After the Animation Celebration was over, we were told about an upcoming event called the Disney's Hercules Mega Mall Tour which would take place in early 1997.  I was able to get an audition and was hired as a tour back up animator.  In January of that year, a team of 4 artists were sent to California to train to draw the characters from the film.  We underwent a rigid training program with Feature Animation in Burbank.  We toured the studio and met with animators Nik Ranieri (Hades Animator) and Eric Goldberg (Philoctetes Animator) in order to understand the character personalities.  Half the time was also spent learning the script, staging the show with the director and cast as well as rehearsals.  After the 30-day training, the tour debuted in Atlanta, Georgia.  I was able to tour 13 of the 26 city stops which was a fantastic way of seeing the country.  This has to be one of the biggest highlights of my career at Disney thus far.
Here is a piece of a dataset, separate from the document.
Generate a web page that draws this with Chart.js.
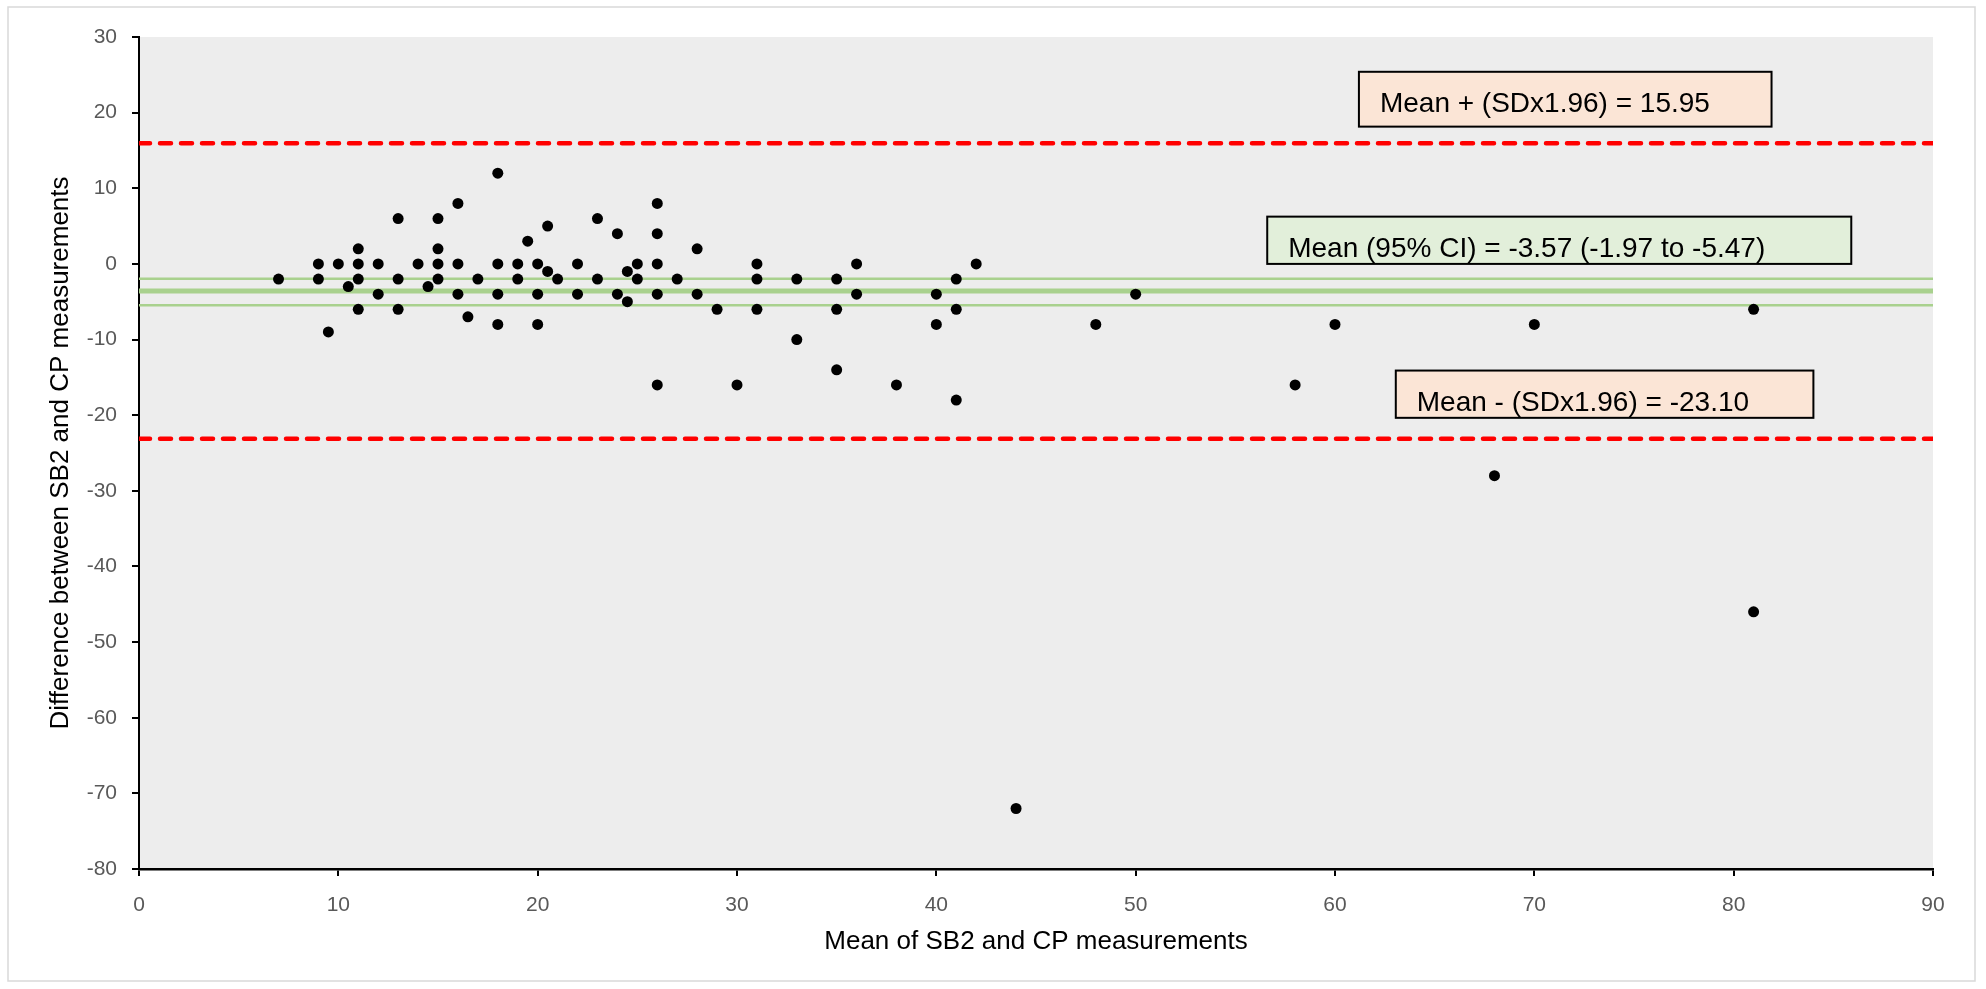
<!DOCTYPE html>
<html>
<head>
<meta charset="utf-8">
<script src="https://cdn.jsdelivr.net/npm/chart.js@4/dist/chart.umd.min.js"></script>
<style>
    html, body { margin: 0; padding: 0; background: #fff; }
    #wrap { width: 1986px; height: 989px; }
</style>
</head>
<body>
<div id="wrap"><canvas id="blandAltman" width="1986" height="989"></canvas></div>
<script>
// Bland-Altman: SB2 vs CP
const meanValues = [7, 9, 9, 9.5, 10, 10.5, 11, 11, 11, 11, 12, 12, 13, 13, 13, 14, 14.5, 15, 15, 15, 15,
    16, 16, 16, 16.5, 17, 18, 18, 18, 18, 19, 19, 19.5, 20, 20, 20, 20.5, 20.5, 21, 22, 22, 23, 23,
    24, 24, 24.5, 24.5, 25, 25, 26, 26, 26, 26, 26, 27, 28, 28, 29, 30, 31, 31, 31, 33, 33, 35, 35, 35,
    36, 36, 38, 40, 40, 41, 41, 41, 42, 44, 48, 50, 58, 60, 68, 70, 81, 81];
const diffValues = [-2, 0, -2, -9, 0, -3, 2, 0, -2, -6, 0, -4, 6, -2, -6, 0, -3, 6, 2, 0, -2,
    8, 0, -4, -7, -2, 12, 0, -4, -8, 0, -2, 3, 0, -4, -8, 5, -1, -2, 0, -4, 6, -2,
    4, -4, -1, -5, 0, -2, 8, 4, 0, -4, -16, -2, 2, -4, -6, -16, 0, -2, -6, -2, -10, -2, -6, -14,
    0, -4, -16, -4, -8, -2, -6, -18, 0, -72, -8, -4, -16, -8, -28, -8, -6, -46];

const xTicks = [0, 10, 20, 30, 40, 50, 60, 70, 80, 90];
const yTicks = [30, 20, 10, 0, -10, -20, -30, -40, -50, -60, -70, -80];

const meanDiff = -3.57;
const ciUpper = -1.97;
const ciLower = -5.47;
const upperLoA = 15.95;
const lowerLoA = -23.10;

const upperLabel = 'Mean + (SDx1.96) = 15.95';
const meanLabel = 'Mean (95% CI) = -3.57 (-1.97 to -5.47)';
const lowerLabel = 'Mean - (SDx1.96) = -23.10';

const FONT = "'Liberation Sans', Arial, sans-serif";
Chart.defaults.font.family = FONT;

function hline(y) {
    return [{ x: xTicks[0], y: y }, { x: xTicks[xTicks.length - 1], y: y }];
}

// text boxes, anchored in data units (left, top, right, bottom)
const boxes = [
    { text: upperLabel, x0: 61.2, y0: 25.4, x1: 81.9, y1: 18.15, fill: '#FBE5D6' },
    { text: meanLabel, x0: 56.6, y0: 6.25, x1: 85.9, y1: 0.0, fill: '#E2EFDA' },
    { text: lowerLabel, x0: 63.05, y0: -14.1, x1: 84.0, y1: -20.35, fill: '#FBE5D6' }
];

const backdrop = {
    id: 'backdrop',
    beforeDraw(chart) {
        const { ctx, chartArea: a } = chart;
        ctx.save();
        ctx.fillStyle = '#fff';
        ctx.fillRect(0, 0, chart.width, chart.height);
        ctx.strokeStyle = '#D9D9D9';
        ctx.lineWidth = 1.5;
        ctx.strokeRect(8, 7, chart.width - 19, chart.height - 15);
        ctx.fillStyle = '#EDEDED';
        ctx.fillRect(a.left, a.top, a.right - a.left, a.bottom - a.top);
        ctx.restore();
    }
};

const labelBoxes = {
    id: 'labelBoxes',
    afterDatasetsDraw(chart) {
        const { ctx } = chart;
        const xs = chart.scales.x, ys = chart.scales.y;
        ctx.save();
        ctx.font = '28px ' + FONT;
        ctx.textBaseline = 'alphabetic';
        ctx.textAlign = 'left';
        boxes.forEach(b => {
            const l = xs.getPixelForValue(b.x0), r = xs.getPixelForValue(b.x1);
            const t = ys.getPixelForValue(b.y0), bt = ys.getPixelForValue(b.y1);
            ctx.fillStyle = b.fill;
            ctx.fillRect(l, t, r - l, bt - t);
            ctx.strokeStyle = '#000';
            ctx.lineWidth = 2;
            ctx.strokeRect(l, t, r - l, bt - t);
            ctx.fillStyle = '#000';
            ctx.fillText(b.text, l + 21, t + 40);
        });
        ctx.restore();
    }
};

new Chart(document.getElementById('blandAltman'), {
    type: 'scatter',
    data: {
        datasets: [
            {
                label: 'Differences',
                data: meanValues.map((m, i) => ({ x: m, y: diffValues[i] })),
                backgroundColor: '#000',
                borderWidth: 0,
                pointRadius: 5.5,
                pointHoverRadius: 5.5
            },
            {
                label: 'Mean',
                data: hline(meanDiff),
                showLine: true,
                borderColor: '#A9D18E',
                borderWidth: 5,
                pointRadius: 0
            },
            {
                label: 'CI upper',
                data: hline(ciUpper),
                showLine: true,
                borderColor: '#A9D18E',
                borderWidth: 2.5,
                pointRadius: 0
            },
            {
                label: 'CI lower',
                data: hline(ciLower),
                showLine: true,
                borderColor: '#A9D18E',
                borderWidth: 2.5,
                pointRadius: 0
            },
            {
                label: 'Upper LoA',
                data: hline(upperLoA),
                showLine: true,
                borderColor: '#FF0000',
                borderWidth: 4.5,
                borderDash: [11, 10],
                borderCapStyle: 'round',
                pointRadius: 0
            },
            {
                label: 'Lower LoA',
                data: hline(lowerLoA),
                showLine: true,
                borderColor: '#FF0000',
                borderWidth: 4.5,
                borderDash: [11, 10],
                borderCapStyle: 'round',
                pointRadius: 0
            }
        ]
    },
    options: {
        responsive: false,
        animation: false,
        layout: { padding: { left: 0, right: 53, top: 37, bottom: 0 } },
        plugins: {
            legend: { display: false },
            tooltip: { enabled: false }
        },
        scales: {
            x: {
                type: 'linear',
                min: 0,
                max: 90,
                afterFit(scale) { scale.height = 120; },
                afterBuildTicks(scale) { scale.ticks = xTicks.map(v => ({ value: v })); },
                ticks: { color: '#595959', font: { size: 21 }, padding: 17 },
                grid: { drawOnChartArea: false, drawTicks: true, tickLength: 7, color: '#000', lineWidth: 2 },
                border: { display: true, color: '#000', width: 2.5 },
                title: {
                    display: true,
                    text: 'Mean of SB2 and CP measurements',
                    color: '#000',
                    font: { size: 26 },
                    padding: { top: 0, bottom: 32 }
                }
            },
            y: {
                type: 'linear',
                min: -80,
                max: 30,
                afterFit(scale) { scale.width = 139; },
                afterBuildTicks(scale) { scale.ticks = yTicks.map(v => ({ value: v })); },
                ticks: { color: '#595959', font: { size: 21 }, padding: 15 },
                grid: { drawOnChartArea: false, drawTicks: true, tickLength: 7, color: '#000', lineWidth: 2 },
                border: { display: true, color: '#000', width: 2 },
                title: {
                    display: true,
                    text: 'Difference between SB2 and CP measurements',
                    color: '#000',
                    font: { size: 26 },
                    padding: { top: 45, bottom: 0 }
                }
            }
        }
    },
    plugins: [backdrop, labelBoxes]
});
</script>
</body>
</html>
My love for the theater has grown through the years and even though my career has taken me in the direction of the graphic arts and marketing, I continue to participate in the theater experience.  in 2012, I had the opportunity to work with a local community theater, Mad Cow Theater, to create poster art for three of their shows: Dancing At Lughnasa, Hedda Gabler and Private Lives

The fact is that the theater saved me.  The whole experience helped keep my mind busy and focused on something more joyful in the moments when my life wasn't.  It helped me mature into a more responsible individual as well helped me build genuine relationships with people.  The thrill of being exposed on stage also helped me combat my insecurities and introversion.  It all helped me be who I am today and no one can take that away from me.  I have always believed in living my life to the fullest and if it meant doing something scary, which for me it was totally, then be it.  I did it and it made me a better person for it.